A third generation contractor, Jim Cook of Glendora is a self-employed builder.
"I started out sweeping floors on construction sites as a kid," he said.
Craftsmanship runs in his blood, he said, which is why his storage unit being burglarized really bothered him.
"The hardest thing for me was a lot of tools that I had gotten from both of my grandfathers," he said.
When Cook needed more space for his growing business in 2015, he turned to Storage Etc. in Carson.
He took photos of the equipment in the storage unit, including saws, air compressors and nail guns, he said.
"Thirty years of tools," he said.
A few weeks later, about $30,000 of equipment had been stolen, he said.
He didn't feel the company was being very helpful.
"They just acted like they couldn't care less," he said. "'Why are you bothering us with your problem?'"
Cook filed a police report, and the I-Team learned it's the fifth report of theft filed in six months for Storage Etc.
If a company knows of a problem, it's required to fix it, according to consumer attorney Stu Talley.
"A self-storage business agrees to provide at least a minimal level of security," he said.
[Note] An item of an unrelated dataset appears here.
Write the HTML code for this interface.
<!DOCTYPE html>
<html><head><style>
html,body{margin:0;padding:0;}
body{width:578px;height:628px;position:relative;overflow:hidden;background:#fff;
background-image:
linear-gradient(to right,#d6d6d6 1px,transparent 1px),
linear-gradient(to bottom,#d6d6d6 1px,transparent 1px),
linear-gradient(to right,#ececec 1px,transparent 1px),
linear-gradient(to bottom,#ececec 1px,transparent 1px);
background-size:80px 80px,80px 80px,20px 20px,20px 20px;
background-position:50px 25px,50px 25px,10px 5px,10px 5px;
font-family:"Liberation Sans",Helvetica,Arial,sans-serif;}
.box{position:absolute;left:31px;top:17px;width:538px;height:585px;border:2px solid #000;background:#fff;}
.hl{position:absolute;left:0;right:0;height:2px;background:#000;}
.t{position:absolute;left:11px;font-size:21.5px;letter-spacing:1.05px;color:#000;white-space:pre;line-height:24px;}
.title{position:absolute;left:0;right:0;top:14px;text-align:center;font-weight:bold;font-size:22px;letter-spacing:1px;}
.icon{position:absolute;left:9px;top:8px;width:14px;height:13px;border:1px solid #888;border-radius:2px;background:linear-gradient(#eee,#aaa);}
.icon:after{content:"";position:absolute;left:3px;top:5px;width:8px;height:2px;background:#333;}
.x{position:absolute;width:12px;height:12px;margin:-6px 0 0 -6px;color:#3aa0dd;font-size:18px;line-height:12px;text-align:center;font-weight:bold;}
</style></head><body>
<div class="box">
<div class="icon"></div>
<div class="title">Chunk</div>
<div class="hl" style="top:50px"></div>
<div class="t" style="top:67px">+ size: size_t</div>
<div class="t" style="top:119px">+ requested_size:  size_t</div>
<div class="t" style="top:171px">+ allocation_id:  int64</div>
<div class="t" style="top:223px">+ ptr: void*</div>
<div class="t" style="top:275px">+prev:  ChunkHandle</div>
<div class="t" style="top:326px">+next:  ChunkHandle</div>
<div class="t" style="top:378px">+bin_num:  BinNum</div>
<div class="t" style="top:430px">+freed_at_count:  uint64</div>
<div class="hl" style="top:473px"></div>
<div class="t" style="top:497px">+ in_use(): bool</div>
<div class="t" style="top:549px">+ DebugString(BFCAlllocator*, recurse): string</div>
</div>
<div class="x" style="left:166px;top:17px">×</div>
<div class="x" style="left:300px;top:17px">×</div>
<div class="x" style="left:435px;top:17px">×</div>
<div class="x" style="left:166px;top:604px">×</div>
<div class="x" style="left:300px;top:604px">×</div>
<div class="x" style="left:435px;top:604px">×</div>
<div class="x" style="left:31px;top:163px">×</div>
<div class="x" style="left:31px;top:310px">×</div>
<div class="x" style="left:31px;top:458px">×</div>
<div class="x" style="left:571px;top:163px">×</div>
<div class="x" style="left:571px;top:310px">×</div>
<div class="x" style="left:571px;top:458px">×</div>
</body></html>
Although what security measures the business took are unknown in this case, Talley said storage companies may sometimes have some responsibility.
"They can't guarantee that things aren't going to be stolen from your facility but if they are negligent in any way, with respect to the kinds of security that they have at the location, they could potentially be on the hook."
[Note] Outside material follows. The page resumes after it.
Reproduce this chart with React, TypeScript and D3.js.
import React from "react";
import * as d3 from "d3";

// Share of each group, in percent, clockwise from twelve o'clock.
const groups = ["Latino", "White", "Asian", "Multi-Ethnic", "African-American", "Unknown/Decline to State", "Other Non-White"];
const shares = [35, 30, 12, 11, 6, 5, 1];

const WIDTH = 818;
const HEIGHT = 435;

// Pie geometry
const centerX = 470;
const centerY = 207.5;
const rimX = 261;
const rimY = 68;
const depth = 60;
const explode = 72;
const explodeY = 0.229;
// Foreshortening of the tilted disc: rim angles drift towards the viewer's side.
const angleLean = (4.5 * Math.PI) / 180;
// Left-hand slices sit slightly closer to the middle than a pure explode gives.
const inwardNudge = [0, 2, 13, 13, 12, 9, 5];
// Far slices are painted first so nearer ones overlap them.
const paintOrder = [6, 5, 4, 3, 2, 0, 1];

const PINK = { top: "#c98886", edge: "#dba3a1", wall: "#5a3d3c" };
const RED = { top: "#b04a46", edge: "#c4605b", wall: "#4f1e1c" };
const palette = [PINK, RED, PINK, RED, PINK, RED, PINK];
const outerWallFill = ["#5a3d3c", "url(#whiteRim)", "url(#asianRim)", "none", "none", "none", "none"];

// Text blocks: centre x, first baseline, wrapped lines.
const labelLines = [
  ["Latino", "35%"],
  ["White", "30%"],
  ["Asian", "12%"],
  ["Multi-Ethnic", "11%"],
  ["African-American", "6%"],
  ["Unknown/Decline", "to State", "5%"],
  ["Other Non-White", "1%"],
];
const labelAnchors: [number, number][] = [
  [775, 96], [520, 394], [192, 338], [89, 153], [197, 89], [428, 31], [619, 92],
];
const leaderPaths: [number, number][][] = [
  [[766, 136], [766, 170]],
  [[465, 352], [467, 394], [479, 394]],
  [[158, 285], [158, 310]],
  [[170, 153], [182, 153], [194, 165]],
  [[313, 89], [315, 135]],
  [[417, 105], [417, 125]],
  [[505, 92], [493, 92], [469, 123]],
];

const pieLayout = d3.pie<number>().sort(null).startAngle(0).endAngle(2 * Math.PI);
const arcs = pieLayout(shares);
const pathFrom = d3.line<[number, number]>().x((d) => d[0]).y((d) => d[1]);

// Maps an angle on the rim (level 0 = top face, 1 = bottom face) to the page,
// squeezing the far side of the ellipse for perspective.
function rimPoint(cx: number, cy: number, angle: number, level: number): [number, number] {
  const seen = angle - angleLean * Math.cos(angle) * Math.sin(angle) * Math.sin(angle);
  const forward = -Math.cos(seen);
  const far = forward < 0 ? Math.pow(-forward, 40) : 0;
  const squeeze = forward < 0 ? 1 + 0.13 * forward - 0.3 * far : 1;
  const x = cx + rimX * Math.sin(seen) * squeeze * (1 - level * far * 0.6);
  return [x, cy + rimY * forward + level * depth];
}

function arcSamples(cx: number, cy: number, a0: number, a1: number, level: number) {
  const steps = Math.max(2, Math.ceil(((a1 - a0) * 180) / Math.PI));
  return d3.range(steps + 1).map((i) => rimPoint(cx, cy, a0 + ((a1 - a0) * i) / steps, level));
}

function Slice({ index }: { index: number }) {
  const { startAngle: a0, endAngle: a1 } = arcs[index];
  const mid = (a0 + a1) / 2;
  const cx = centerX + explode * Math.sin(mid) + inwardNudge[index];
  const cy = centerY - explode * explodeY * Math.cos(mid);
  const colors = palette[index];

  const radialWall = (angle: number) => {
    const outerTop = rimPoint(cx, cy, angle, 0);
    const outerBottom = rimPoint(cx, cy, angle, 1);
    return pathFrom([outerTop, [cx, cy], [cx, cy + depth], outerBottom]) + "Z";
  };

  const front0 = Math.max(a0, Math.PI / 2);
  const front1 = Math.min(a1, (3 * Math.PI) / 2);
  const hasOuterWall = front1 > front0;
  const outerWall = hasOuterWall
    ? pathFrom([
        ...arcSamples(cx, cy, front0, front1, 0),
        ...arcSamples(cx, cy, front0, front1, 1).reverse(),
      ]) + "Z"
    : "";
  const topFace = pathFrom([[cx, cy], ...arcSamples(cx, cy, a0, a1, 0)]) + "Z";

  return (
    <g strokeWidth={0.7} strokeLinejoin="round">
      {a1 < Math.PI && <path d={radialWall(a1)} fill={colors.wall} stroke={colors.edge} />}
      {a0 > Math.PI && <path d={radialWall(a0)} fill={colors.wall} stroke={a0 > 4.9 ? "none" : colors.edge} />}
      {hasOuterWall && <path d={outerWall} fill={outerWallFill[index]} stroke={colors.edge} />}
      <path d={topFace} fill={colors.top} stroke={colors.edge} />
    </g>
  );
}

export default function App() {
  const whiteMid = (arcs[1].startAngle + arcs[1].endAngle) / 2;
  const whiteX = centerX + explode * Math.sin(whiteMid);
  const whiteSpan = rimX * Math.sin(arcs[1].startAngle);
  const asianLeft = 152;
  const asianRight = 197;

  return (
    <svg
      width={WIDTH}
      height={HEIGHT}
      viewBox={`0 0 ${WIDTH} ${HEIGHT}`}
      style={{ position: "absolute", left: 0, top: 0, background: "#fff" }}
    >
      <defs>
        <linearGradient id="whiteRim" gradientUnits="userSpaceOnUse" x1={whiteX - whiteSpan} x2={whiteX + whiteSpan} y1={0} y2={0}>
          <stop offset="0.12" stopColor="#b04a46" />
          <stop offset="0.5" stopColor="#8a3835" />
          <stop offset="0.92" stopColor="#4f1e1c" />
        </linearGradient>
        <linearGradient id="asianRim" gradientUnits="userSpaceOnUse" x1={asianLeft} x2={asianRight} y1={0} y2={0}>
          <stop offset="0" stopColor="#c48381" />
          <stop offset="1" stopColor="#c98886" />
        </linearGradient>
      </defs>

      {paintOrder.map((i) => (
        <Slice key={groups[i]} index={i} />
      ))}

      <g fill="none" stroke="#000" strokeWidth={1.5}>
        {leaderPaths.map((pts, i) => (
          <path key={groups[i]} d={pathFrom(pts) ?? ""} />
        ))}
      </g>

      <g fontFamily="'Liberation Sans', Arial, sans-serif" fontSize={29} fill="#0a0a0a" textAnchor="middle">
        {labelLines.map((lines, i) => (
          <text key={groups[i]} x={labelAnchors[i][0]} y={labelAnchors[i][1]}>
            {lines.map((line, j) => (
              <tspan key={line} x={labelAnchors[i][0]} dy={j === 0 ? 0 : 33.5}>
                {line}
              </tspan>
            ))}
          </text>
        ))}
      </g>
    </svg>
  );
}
Another protection for self-storage customers is adding their units to their renters or homeowners insurance policy to protect against theft.
A manager at Storage Etc. would not comment about the thefts, but police told the I-Team there is an active investigation.
Storage Etc. gave Cook $2,500 as part of a protection plan they sold him when he signed up — but the money doesn't replace what he's lost, which includes trust in a business he paid to safeguard the tools he uses to make a living.
"You're entrusting them to keep it safe," he said. "It's more about just someone being held accountable."